For some unknown reason it is still the most underappreciated grapes in New Zealand.  Almost universally adored by winemakers, it still stays out of the heady limelight enjoyed by our mainstay of production (Sauvignon Blanc) and darling of the boutique wine world (Pinot Noir).

So what do I love about this wine.  For starters, it’s an astonishingly versatile grape – the different styles, the wonderful flavours and the subtle textures it can produce, the fact that it can be bone dry, super-sweet and everything in between.  It is also a well-known fact that Riesling can age incredibly well.  Of all the white wines I’ve tasted with years of bottle age, nothing I have had stands up to a well-aged Riesling.

This evening my wife surprised me with a great dinner at home, along with proud presentation of a real treat of a wine.  She had discovered in our cellar a Riesling from Palliser Estate from 2001.  That’s not a typo, this is a locally made Kiwi white wine with 11 years of bottle age.  The forlorn white sticker I had attached to it some years ago instructed me to “drink by 2010”.  Oops.   But hey, what’s 2 years between good friends.

We approached the wine with a slight mix of apprehension and curious excitement.  Has it stood the test of time?  Winemaker Allan Johnson’s note on the bottle is to enjoy young and fresh, but would reward cellaring and enjoy from 2003-2010 (plus).

So what happens to Riesling as it ages?  Most people know that red wine can successfully age gracefully for many years.  The best Bordeaux wines and Burgundies can age over decades.  But a white wine with no oak barrels or tannins in sight?  Riesling usually has a high level of acidity, this can act as a natural preservative of the wine and enable it to age gracefully over time.  The best Rieslings have been known to sit for decades or longer.  But in New Zealand?

Over time, a Riesling will often darken in colour from a pale straw to a more golden hue.  The original fruit forward flavours will soften and be replaced by more subtle and complex characters and aromas.  Often an aged Riesling will have a distinctive petrol hue to it, some consider this a flaw but many more treasure it as a sign of maturity.

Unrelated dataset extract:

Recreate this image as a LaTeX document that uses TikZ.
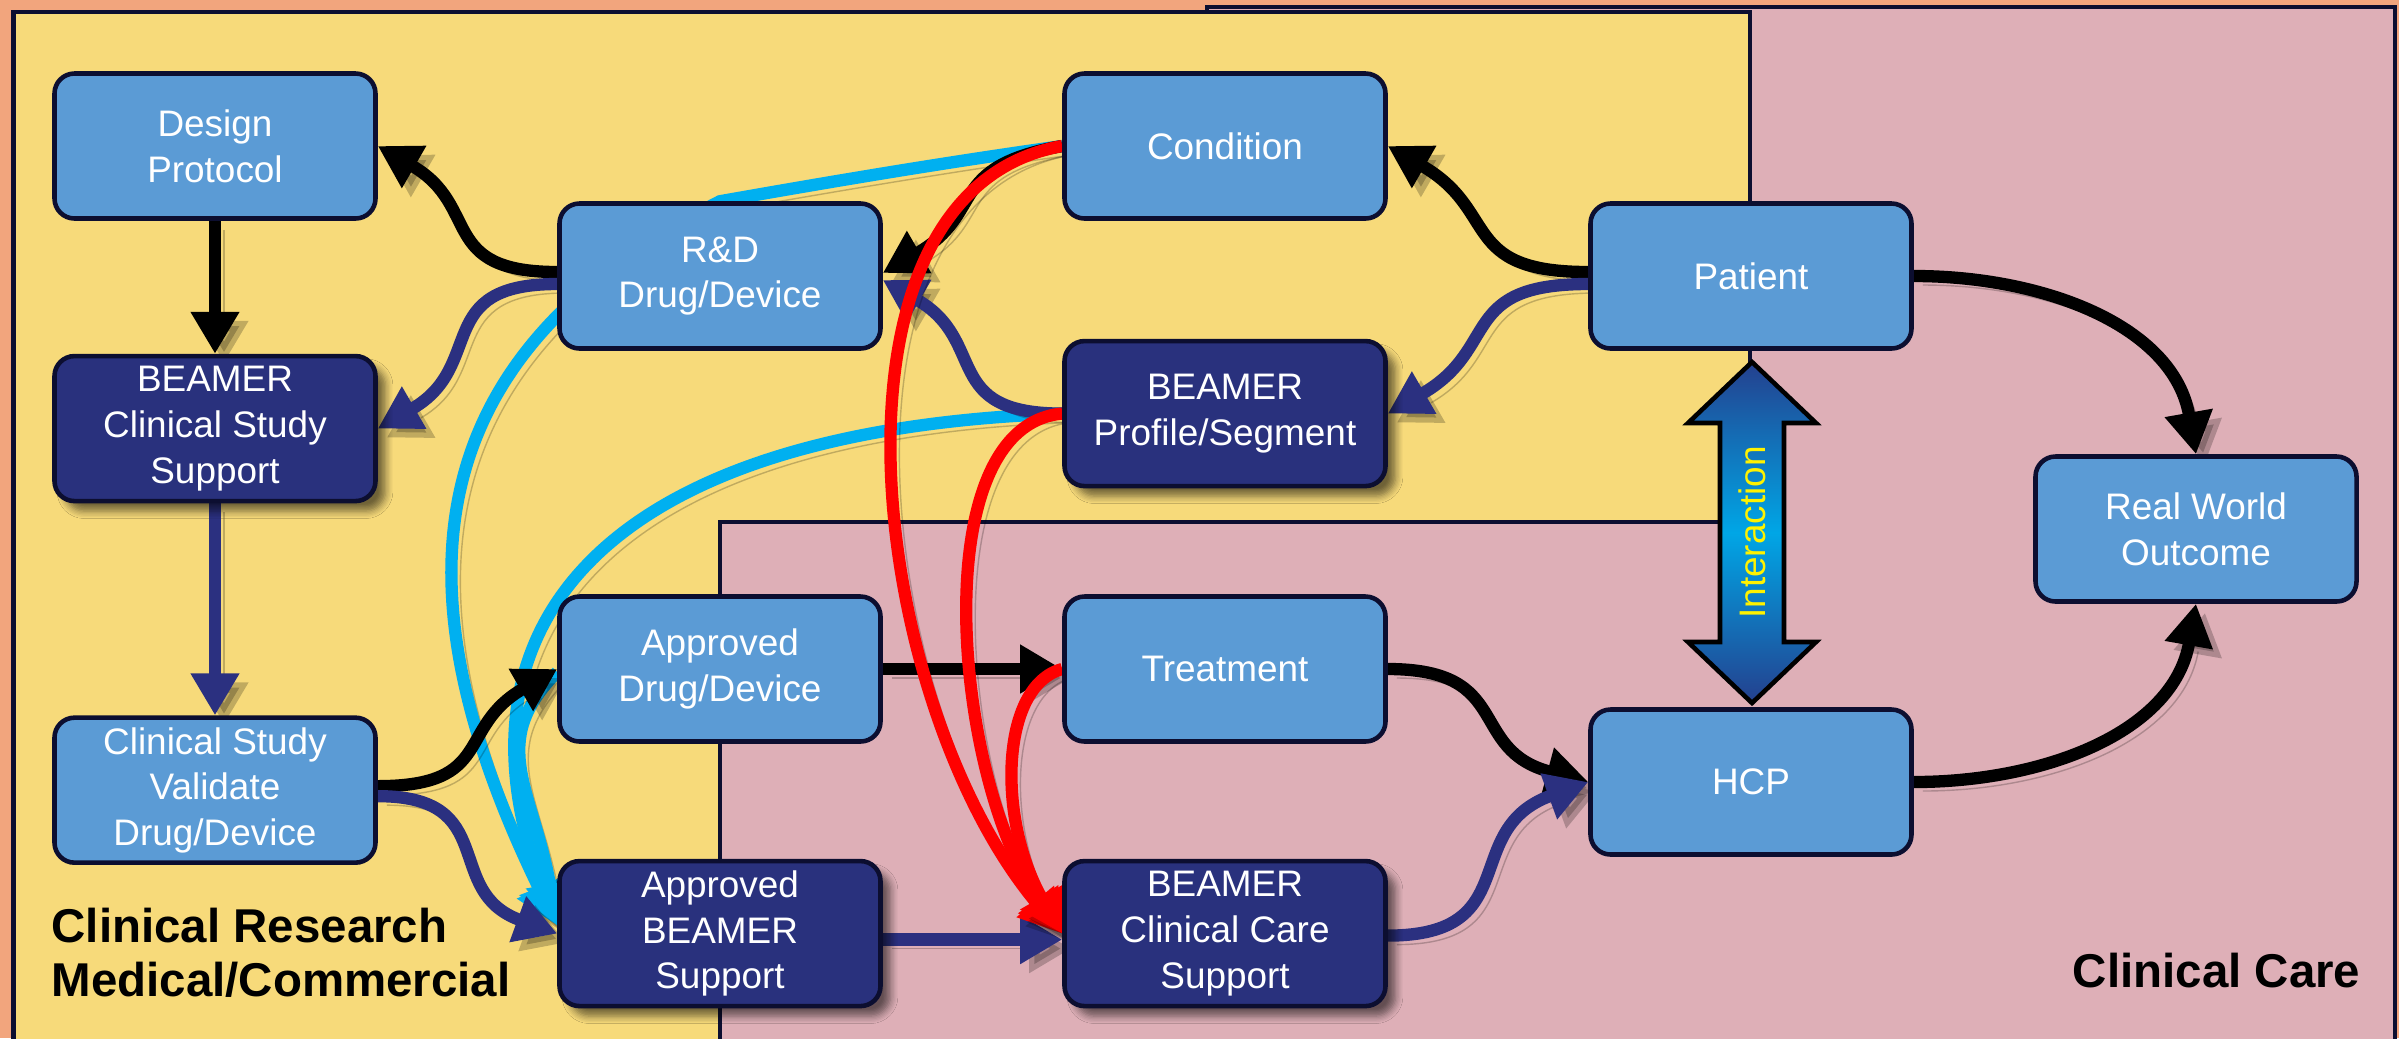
\documentclass[tikz,border=0pt]{standalone}
\usepackage{fontspec}
\setmainfont{Liberation Sans}
\usepackage{xcolor}
\usepackage{tikz}
\usetikzlibrary{arrows.meta,positioning,shadows.blur}
\definecolor{bgorange}{RGB}{242,165,125}
\definecolor{resyellow}{RGB}{247,218,122}
\definecolor{carepink}{RGB}{222,175,183}
\definecolor{boxblue}{RGB}{91,155,213}
\definecolor{boxnavy}{RGB}{41,49,125}
\definecolor{edgenavy}{RGB}{12,14,48}
\definecolor{linknavy}{RGB}{43,48,128}
\definecolor{linkcyan}{RGB}{0,176,240}
\definecolor{interdark}{RGB}{36,64,142}
\definecolor{interlight}{RGB}{0,166,230}

\pgfdeclarelayer{background}
\pgfdeclarelayer{links}
\pgfsetlayers{background,links,main}

\begin{document}
\begin{tikzpicture}[node distance=1.15cm,
    box/.style={rectangle, rounded corners=0.2cm, draw=edgenavy, line width=1.3pt,
                fill=boxblue, text=white, minimum width=3.21cm, minimum height=1.45cm,
                inner sep=1pt, align=center, font=\fontsize{10.5}{13}\selectfont},
    darkbox/.style={box, fill=boxnavy,
                blur shadow={shadow xshift=0.1cm, shadow yshift=-0.1cm, shadow blur steps=6, shadow opacity=55}},
    link/.style={line width=3.5pt, -{Triangle[length=0.42cm,width=0.46cm]},
                preaction={draw=black, opacity=0.22, transform canvas={xshift=0.09cm,yshift=-0.09cm}}},
    blkarrow/.style={link, draw=black},
    navyarrow/.style={link, draw=linknavy},
    redarrow/.style={link, draw=red},
    cyanarrow/.style={link, draw=linkcyan},
    area/.style={draw=edgenavy, line width=1.4pt},
    title/.style={font=\fontsize{13.5}{15.2}\selectfont\bfseries, inner sep=0pt, align=left}]

\useasboundingbox (0,0) rectangle (23.99,-10.38);

% research side
\node[box] (design) at (2.15,-1.46) {Design\\Protocol};
\node[darkbox, below=1.33cm of design] (clinsup) {BEAMER\\Clinical Study\\Support};
\node[box, below=2.12cm of clinsup] (validate) {Clinical Study\\Validate\\Drug/Device};
\node[box] (rnd) at (7.20,-2.76) {R\&D\\Drug/Device};
\node[box] (approved) at (7.20,-6.69) {Approved\\Drug/Device};
\node[darkbox, below=1.15cm of approved] (apsupport) {Approved\\BEAMER\\Support};
\node[box] (condition) at (12.25,-1.46) {Condition};
\node[darkbox, below=1.18cm of condition] (profile) {BEAMER\\Profile/Segment};
\node[box] (treatment) at (12.25,-6.69) {Treatment};
\node[darkbox, below=1.15cm of treatment] (ccsupport) {BEAMER\\Clinical Care\\Support};

% care side
\node[box] (patient) at (17.51,-2.76) {Patient};
\node[box] (hcp) at (17.51,-7.82) {HCP};
\node[box] (rwo) at (21.96,-5.29) {Real World\\Outcome};

\node[title, anchor=south west] (research) at (0.51,-9.98) {Clinical Research\\Medical/Commercial};
\node[title, anchor=base east] (care) at (23.61,-9.87) {Clinical Care};

% interaction arrow
\draw[black, line width=1.3pt, top color=interdark, bottom color=interdark, middle color=interlight]
    (17.52,-3.62) -- (18.16,-4.23) -- (17.84,-4.23) -- (17.84,-6.42) -- (18.16,-6.42)
    -- (17.52,-7.03) -- (16.88,-6.42) -- (17.20,-6.42) -- (17.20,-4.23) -- (16.88,-4.23) -- cycle;
\node[rotate=90, text=yellow, font=\fontsize{10.5}{13}\selectfont] (inter) at (17.52,-5.325) {Interaction};

\begin{pgfonlayer}{background}
\fill[bgorange] (0,0) rectangle (23.99,-10.38);
\draw[area, fill=carepink] (12.07,-0.07) -- (23.95,-0.07) -- (23.95,-10.6) -- (7.20,-10.6)
    -- (7.20,-5.22) -- (12.07,-5.22) -- cycle;
\draw[area, fill=resyellow] (0.135,-0.12) -- (17.50,-0.12) -- (17.50,-5.22) -- (7.20,-5.22)
    -- (7.20,-10.6) -- (0.135,-10.6) -- cycle;
\end{pgfonlayer}

\begin{pgfonlayer}{links}
% cyan
\draw[cyanarrow] (condition.west) to[out=188,in=10,out distance=1.2cm,in distance=1.2cm] (rnd.north)
    to[out=207,in=116,out distance=3.4cm,in distance=3.8cm] ([yshift=0.08cm]apsupport.west);
\draw[cyanarrow] (profile.west) to[out=182,in=111,out distance=4.6cm,in distance=3.2cm] ([yshift=0.08cm]apsupport.west);
\draw[cyanarrow] ([yshift=-0.03cm]approved.west) to[out=225,in=100,out distance=1cm,in distance=1.4cm] ([yshift=0.08cm]apsupport.west);

% black
\draw[blkarrow] (design) -- (clinsup);
\draw[blkarrow] (approved) -- (treatment);
\draw[blkarrow] ([yshift=0.04cm]rnd.west) to[out=180,in=-30,looseness=1.4] (design.east);
\draw[blkarrow] (condition.west) to[out=190,in=30,looseness=1.4] ([yshift=0.03cm]rnd.east);
\draw[blkarrow] ([yshift=0.04cm]patient.west) to[out=180,in=-30,looseness=1.4] (condition.east);
\draw[blkarrow] ([yshift=0.04cm]validate.east) to[out=0,in=210,looseness=1.4] (approved.west);
\draw[blkarrow] (treatment.east) to[out=0,in=165,looseness=1.4] (hcp.west);
\draw[blkarrow] (patient.east) to[out=0,in=100] (rwo.north);
\draw[blkarrow] (hcp.east) to[out=0,in=-100] (rwo.south);

% navy
\draw[navyarrow] (clinsup) -- (validate);
\draw[navyarrow] ([yshift=-0.06cm]apsupport.east) -- ([yshift=-0.06cm]ccsupport.west);
\draw[navyarrow] ([yshift=-0.08cm]rnd.west) to[out=180,in=30,looseness=1.4] (clinsup.east);
\draw[navyarrow] (profile.west) to[out=180,in=-30,looseness=1.4] ([yshift=-0.04cm]rnd.east);
\draw[navyarrow] ([yshift=-0.08cm]patient.west) to[out=180,in=30,looseness=1.4] (profile.east);
\draw[navyarrow] ([yshift=-0.06cm]validate.east) to[out=0,in=160,looseness=1.4] (apsupport.west);
\draw[navyarrow] ([yshift=-0.02cm]ccsupport.east) to[out=0,in=200,looseness=1.4] (hcp.west);

% red
\draw[redarrow] (condition.west) to[out=190,in=130,out distance=2.6cm,in distance=3cm] (ccsupport.west);
\draw[redarrow] (profile.west) to[out=185,in=125,out distance=1.4cm,in distance=1.9cm] (ccsupport.west);
\draw[redarrow] (treatment.west) to[out=195,in=120,out distance=0.65cm,in distance=1.3cm] (ccsupport.west);
\end{pgfonlayer}

\end{tikzpicture}
\end{document}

The Palliser Riesling is no exception.  It has turned a pale gold, with soft aromas of lemon lime, baked green apple, a hint of lanolin, and a dose of that distinctive petrol.  First taste is a wave of relief, not only is it not spoiled, it is fabulous.  In the mouth is a flood of sensual flavours and textures.  It keeps evolving and changing each time I try it.  I taste the lemon lime that carries through from the nose, a hint of washed riverstone, tart stone fruit and citrus, and a satisfying mouth filling texture.  I would consider it a ‘dry’ style, the acidity is subdued and allows the flavours to shimmer in the mouth.  A long satisfying finish with dried honey, and a fresh minerality.  According to Allan the wine has a touch of botrytis on it that I wouldn’t have guessed from the nose, but it explains the weighty texture and suppleness on the palate.

And the best news?  Katie says we may have another one tucked in the cellar.  I’m tempted to leave it there for another year, or two… do I dare?